ClickHouse stores data by column instead of by row, allowing queries to read only the required columns. As a result, disk reads decrease significantly, and query latency drops accordingly.

2. Data Compression

Because each column stores values of the same type, ClickHouse achieves a very high compression ratio. Compression not only reduces storage costs but also speeds up queries, since less data must be read from disk into memory.

In many real-world workloads, compression ratios of 5× or higher are common.

3. Vectorized Execution

ClickHouse uses vectorized processing, meaning it operates on batches of rows at once instead of processing rows one by one.

By leveraging modern CPU SIMD (Single Instruction, Multiple Data) capabilities, ClickHouse significantly improves computation throughput and CPU efficiency.

4. Distributed Architecture

ClickHouse supports horizontal scaling through sharding and replication. Data can be distributed across multiple nodes, while queries execute in parallel both within a single node and across a cluster.

This design enables ClickHouse to handle petabyte-scale datasets while maintaining predictable query performance.

5. Sparse Indexing and Data Partitioning

Instead of traditional B+Tree indexes, ClickHouse uses sparse indexes combined with partitioning strategies.

These indexes allow ClickHouse to skip large blocks of irrelevant data efficiently during range queries and filtering operations, minimizing unnecessary scans.

Architecture Design Overview

Although ClickHouse integrates multiple advanced technologies, its architecture remains relatively simple and modular. It can be understood as three logical layers.

Storage Layer

Stores data in partitions and shards
Uses columnar data files
Automatically merges and sorts data for optimized reads

Compute Layer

Parses and optimizes SQL queries
Builds execution plans
Executes queries using a vectorized, multi-threaded engine

Distributed Layer

Enables horizontal scalability
Supports sharding and replication
Uses Distributed Tables to aggregate results across nodes

Core Advantages of ClickHouse

Thanks to its design, ClickHouse offers several key advantages in big data querying scenarios:

Exceptional Query Performance Aggregations over billions of rows often complete in seconds.
High Compression Efficiency Columnar storage combined with compression significantly reduces storage footprint.
Strong Scalability Works efficiently in both single-node and distributed environments.
SQL Compatibility Supports familiar SQL syntax, reducing the learning curve for analysts and engineers.

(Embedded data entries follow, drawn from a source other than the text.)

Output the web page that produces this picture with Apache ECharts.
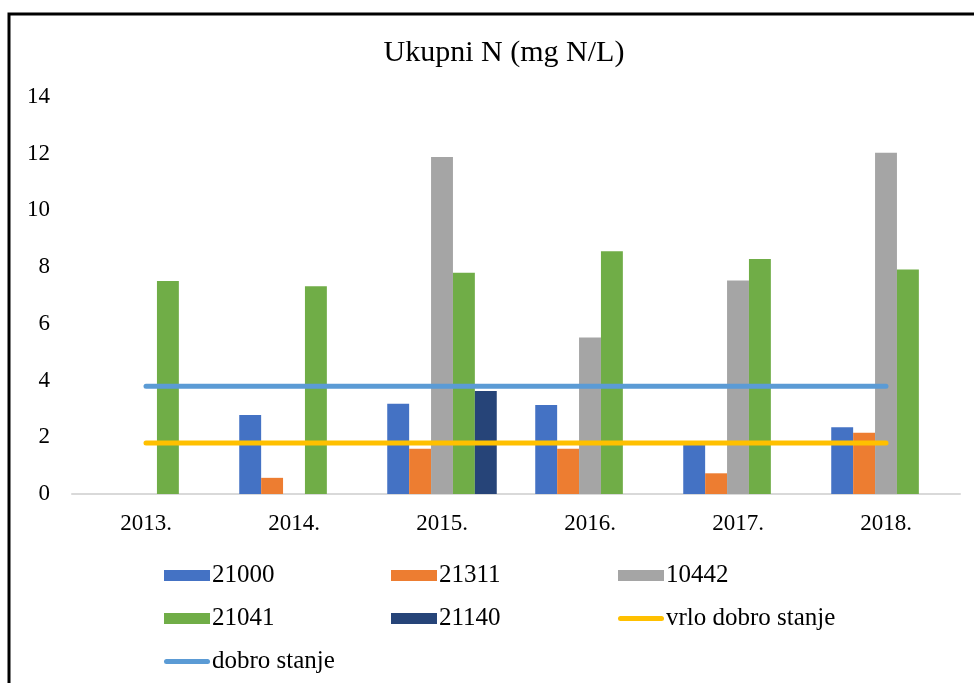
<!DOCTYPE html>
<html>
<head>
<meta charset="utf-8">
<script src="https://cdn.jsdelivr.net/npm/echarts@6/dist/echarts.min.js"></script>
<style>
  html, body { margin: 0; padding: 0; background: #fff; }
  #main { width: 974px; height: 683px; }
</style>
</head>
<body>
<div id="main"></div>
<script>
// godine i vrijednosti ukupnog N po postaji
var years = ['2013.', '2014.', '2015.', '2016.', '2017.', '2018.']
var s21000 = [null, 2.79, 3.18, 3.14, 1.8, 2.35]
var s21311 = [null, 0.57, 1.6, 1.6, 0.73, 2.16]
var s10442 = [null, null, 11.88, 5.52, 7.53, 12.03]
var s21041 = [7.51, 7.33, 7.8, 8.56, 8.29, 7.92]
var s21140 = [null, null, 3.63, null, null, null]
// granice stanja
var vrloDobro = [1.8, 1.8, 1.8, 1.8, 1.8, 1.8]
var dobro = [3.8, 3.8, 3.8, 3.8, 3.8, 3.8]

var serif = "'Liberation Serif', 'Times New Roman', serif"
var lineIcon = 'path://M2.5,0 L43.5,0 A2.5,2.5 0 0 1 43.5,5 L2.5,5 A2.5,2.5 0 0 1 2.5,0 Z'

function bar(name, data, color) {
    return {
        name: name,
        type: 'bar',
        data: data,
        barGap: '0%',
        barCategoryGap: '26%',
        itemStyle: { color: color }
    }
}

function line(name, data, color) {
    return {
        name: name,
        type: 'line',
        data: data,
        symbol: 'none',
        lineStyle: { color: color, width: 5, cap: 'round' },
        itemStyle: { color: color }
    }
}

var myChart = echarts.init(document.getElementById('main'))
var option = {
    animation: false,
    backgroundColor: '#fff',
    textStyle: { fontFamily: serif, color: '#000' },
    title: {
        text: 'Ukupni N (mg N/L)',
        left: 499,
        top: 33,
        textAlign: 'center',
        textStyle: { fontFamily: serif, fontSize: 30, fontWeight: 'normal', color: '#000' }
    },
    graphic: [{
        type: 'rect',
        shape: { x: 9, y: 14, width: 1000, height: 700 },
        style: { fill: 'none', stroke: '#000', lineWidth: 3 },
        silent: true
    }],
    grid: { left: 72, right: 14, top: 97, bottom: 189, containLabel: false },
    legend: {
        left: 159,
        top: 558,
        width: 700,
        itemWidth: 46,
        itemHeight: 11,
        itemGap: 18,
        data: [
            { name: '21000', icon: 'rect' },
            { name: '21311', icon: 'rect' },
            { name: '10442', icon: 'rect' },
            { name: '21041', icon: 'rect' },
            { name: '21140', icon: 'rect' },
            { name: 'vrlo dobro stanje', icon: lineIcon },
            { name: 'dobro stanje', icon: lineIcon }
        ],
        textStyle: { fontFamily: serif, fontSize: 25, color: '#000', width: 161, lineHeight: 21, padding: [0, 0, 0, -3] }
    },
    xAxis: {
        type: 'category',
        data: years,
        axisLine: { lineStyle: { color: '#D9D9D9', width: 2 } },
        axisTick: { show: false },
        axisLabel: { fontFamily: serif, fontSize: 23, color: '#000', margin: 18 }
    },
    yAxis: {
        type: 'value',
        min: 0,
        max: 14,
        interval: 2,
        splitLine: { show: false },
        axisLine: { show: false },
        axisTick: { show: false },
        axisLabel: { fontFamily: serif, fontSize: 23, color: '#000', margin: 22 }
    },
    series: [
        bar('21000', s21000, '#4472C4'),
        bar('21311', s21311, '#ED7D31'),
        bar('10442', s10442, '#A5A5A5'),
        bar('21041', s21041, '#70AD47'),
        bar('21140', s21140, '#264478'),
        line('vrlo dobro stanje', vrloDobro, '#FFC000'),
        line('dobro stanje', dobro, '#5B9BD5')
    ]
}
myChart.setOption(option)
</script>
</body>
</html>
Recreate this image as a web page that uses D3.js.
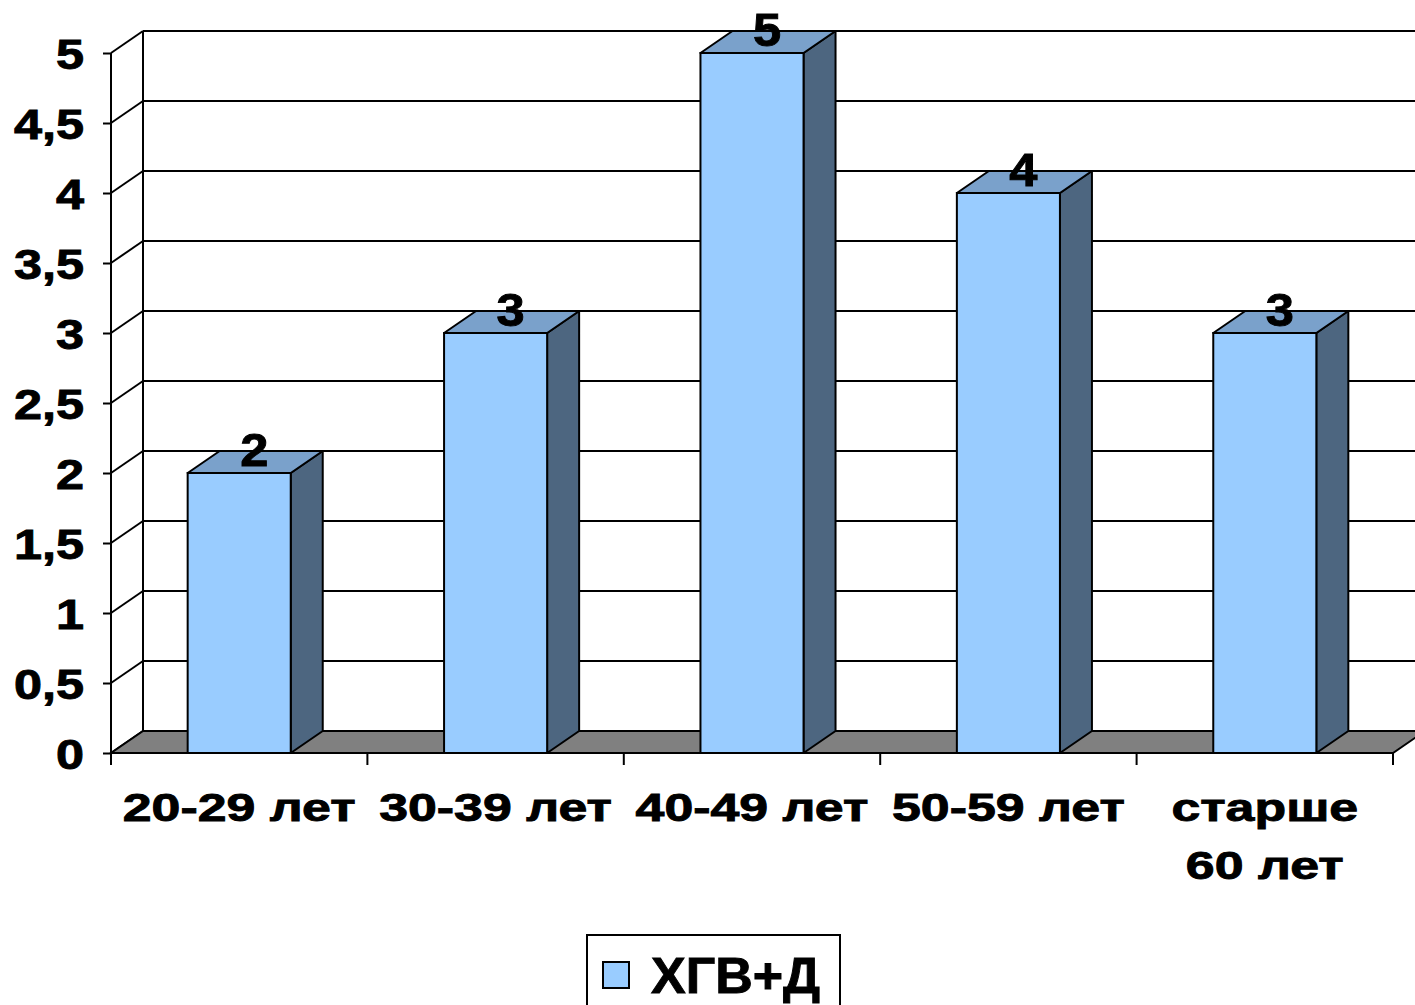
<!DOCTYPE html>
<html>
<head>
<meta charset="utf-8">
<script src="https://cdn.jsdelivr.net/npm/d3@7"></script>
<style>
  html, body { margin: 0; padding: 0; background: #fff; }
  svg { display: block; }
  text { font-family: "Liberation Sans", Arial, sans-serif; font-weight: bold; fill: #000; stroke: #000; stroke-width: 0.9px; }
</style>
</head>
<body>
<svg id="chart" width="1415" height="1005"></svg>
<script>
// Age groups and patient counts
const categories = ["20-29 лет", "30-39 лет", "40-49 лет", "50-59 лет", "старше\n60 лет"];
const values = [2, 3, 5, 4, 3];
const seriesName = "ХГВ+Д";
const yTicks = [0, 0.5, 1, 1.5, 2, 2.5, 3, 3.5, 4, 4.5, 5];

const svg = d3.select("#chart");

// Front plane of the 3D plot and depth offset to the back wall
const DX = 32, DY = -22;
const x = d3.scaleBand().domain(categories).range([111, 1393]).padding(0);
const y = d3.scaleLinear().domain([0, 5]).range([753, 53]);
const barW = x.bandwidth() * 0.402;

const fmt = v => String(v).replace(".", ",");

// Back wall gridlines
const grid = svg.append("g");
grid.selectAll("line.h").data(yTicks).join("line")
  .attr("x1", x.range()[0] + DX).attr("x2", x.range()[1] + DX)
  .attr("y1", d => y(d) + DY).attr("y2", d => y(d) + DY)
  .attr("stroke", "#000").attr("stroke-width", 2);
// Side wall diagonals
grid.selectAll("line.d").data(yTicks).join("line")
  .attr("x1", x.range()[0]).attr("x2", x.range()[0] + DX)
  .attr("y1", d => y(d)).attr("y2", d => y(d) + DY)
  .attr("stroke", "#000").attr("stroke-width", 2);
// Back wall left edge
grid.append("line")
  .attr("x1", x.range()[0] + DX).attr("x2", x.range()[0] + DX)
  .attr("y1", y(0) + DY).attr("y2", y(5) + DY)
  .attr("stroke", "#000").attr("stroke-width", 2);

// Floor
const x0 = x.range()[0], x1 = x.range()[1];
svg.append("path")
  .attr("d", `M${x0},${y(0)}L${x1},${y(0)}L${x1 + DX},${y(0) + DY}L${x0 + DX},${y(0) + DY}Z`)
  .attr("fill", "#808080").attr("stroke", "#000").attr("stroke-width", 2);

// Y axis
const yAxis = svg.append("g").attr("transform", `translate(${x0},0)`)
  .call(d3.axisLeft(y).tickValues(yTicks).tickSize(8).tickPadding(0).tickFormat(fmt));
yAxis.select(".domain").remove();
yAxis.selectAll(".tick line").attr("stroke", "#000").attr("stroke-width", 2);
yAxis.selectAll(".tick text").remove();
yAxis.selectAll(".tick").append("text")
  .attr("text-anchor", "end")
  .attr("transform", "translate(-27,15) scale(1.2,1)")
  .attr("font-size", 42)
  .text(fmt);
svg.append("line").attr("x1", x0).attr("x2", x0).attr("y1", y(5)).attr("y2", y(0))
  .attr("stroke", "#000").attr("stroke-width", 2);

// X axis ticks below the floor
const xTickPos = d3.range(categories.length + 1).map(i => x0 + i * x.step());
svg.append("g").selectAll("line").data(xTickPos).join("line")
  .attr("x1", d => d).attr("x2", d => d)
  .attr("y1", y(0)).attr("y2", y(0) + 12)
  .attr("stroke", "#000").attr("stroke-width", 2);

// Bars
const bars = svg.append("g").selectAll("g").data(values).join("g");
const bx = (d, i) => x(categories[i]) + (x.bandwidth() - barW) / 2;
bars.append("path") // side face
  .attr("d", (d, i) => {
    const r = bx(d, i) + barW;
    return `M${r},${y(d)}L${r + DX},${y(d) + DY}L${r + DX},${y(0) + DY}L${r},${y(0)}Z`;
  })
  .attr("fill", "#4D6680").attr("stroke", "#000").attr("stroke-width", 2).attr("stroke-linejoin", "round");
bars.append("path") // top face
  .attr("d", (d, i) => {
    const l = bx(d, i), r = l + barW;
    return `M${l},${y(d)}L${l + DX},${y(d) + DY}L${r + DX},${y(d) + DY}L${r},${y(d)}Z`;
  })
  .attr("fill", "#7AA1CB").attr("stroke", "#000").attr("stroke-width", 2).attr("stroke-linejoin", "round");
bars.append("rect") // front face
  .attr("x", bx).attr("y", d => y(d))
  .attr("width", barW).attr("height", d => y(0) - y(d))
  .attr("fill", "#99CCFF").attr("stroke", "#000").attr("stroke-width", 2);

// Value labels
bars.append("text")
  .attr("text-anchor", "middle")
  .attr("transform", (d, i) => `translate(${bx(d, i) + barW / 2 + DX / 2 - 1},${y(d) - 7}) scale(1.1,1)`)
  .attr("font-size", 46)
  .text(d => d);

// Category labels
const xl = svg.append("g").selectAll("text").data(categories).join("text")
  .attr("text-anchor", "middle")
  .attr("font-size", 39)
  .attr("transform", d => `translate(${x(d) + x.bandwidth() / 2},821) scale(1.33,1)`);
xl.selectAll("tspan").data(d => d.split("\n")).join("tspan")
  .attr("x", 0).attr("dy", (d, i) => i === 0 ? 0 : 58)
  .text(d => d);

// Legend
const lg = svg.append("g").attr("transform", "translate(587,935)");
lg.append("rect").attr("width", 253).attr("height", 90)
  .attr("fill", "#fff").attr("stroke", "#000").attr("stroke-width", 2);
lg.append("rect").attr("x", 16).attr("y", 27).attr("width", 26).attr("height", 26)
  .attr("fill", "#99CCFF").attr("stroke", "#000").attr("stroke-width", 2);
lg.append("text").attr("transform", "translate(64,58) scale(1.04,1)")
  .attr("font-size", 50).text(seriesName);
</script>
</body>
</html>
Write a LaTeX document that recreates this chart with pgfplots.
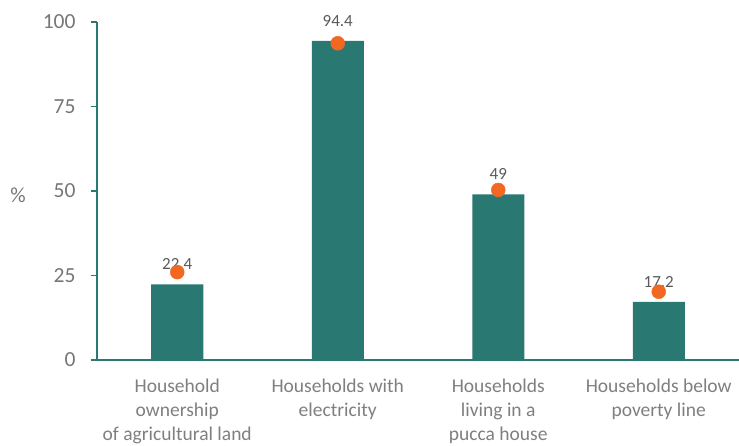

Typical Application Scenarios

ClickHouse is widely adopted in production systems across many industries.

Log Analysis

Centralized storage and fast querying of large-scale system and application logs.

User Behavior Analytics

Real-time and historical analysis of clickstream data, conversion funnels, and retention metrics.

Metrics Monitoring

Powering dashboards, monitoring platforms, and alerting systems with second-level latency.

BI and Reporting

Supporting ad-hoc analytical queries and interactive dashboards for business intelligence teams.

Conclusion

By combining columnar storage, vectorized computation, and distributed execution, ClickHouse has redefined what is possible in big data querying.

It excels as an analytical engine for scenarios that demand fast aggregation, high concurrency, and massive data volumes. However, no single system fits all workloads.

As data architectures continue to evolve, ClickHouse often works alongside other query engines and storage systems. In upcoming articles, we will explore how these tools complement ClickHouse in modern data ecosystems.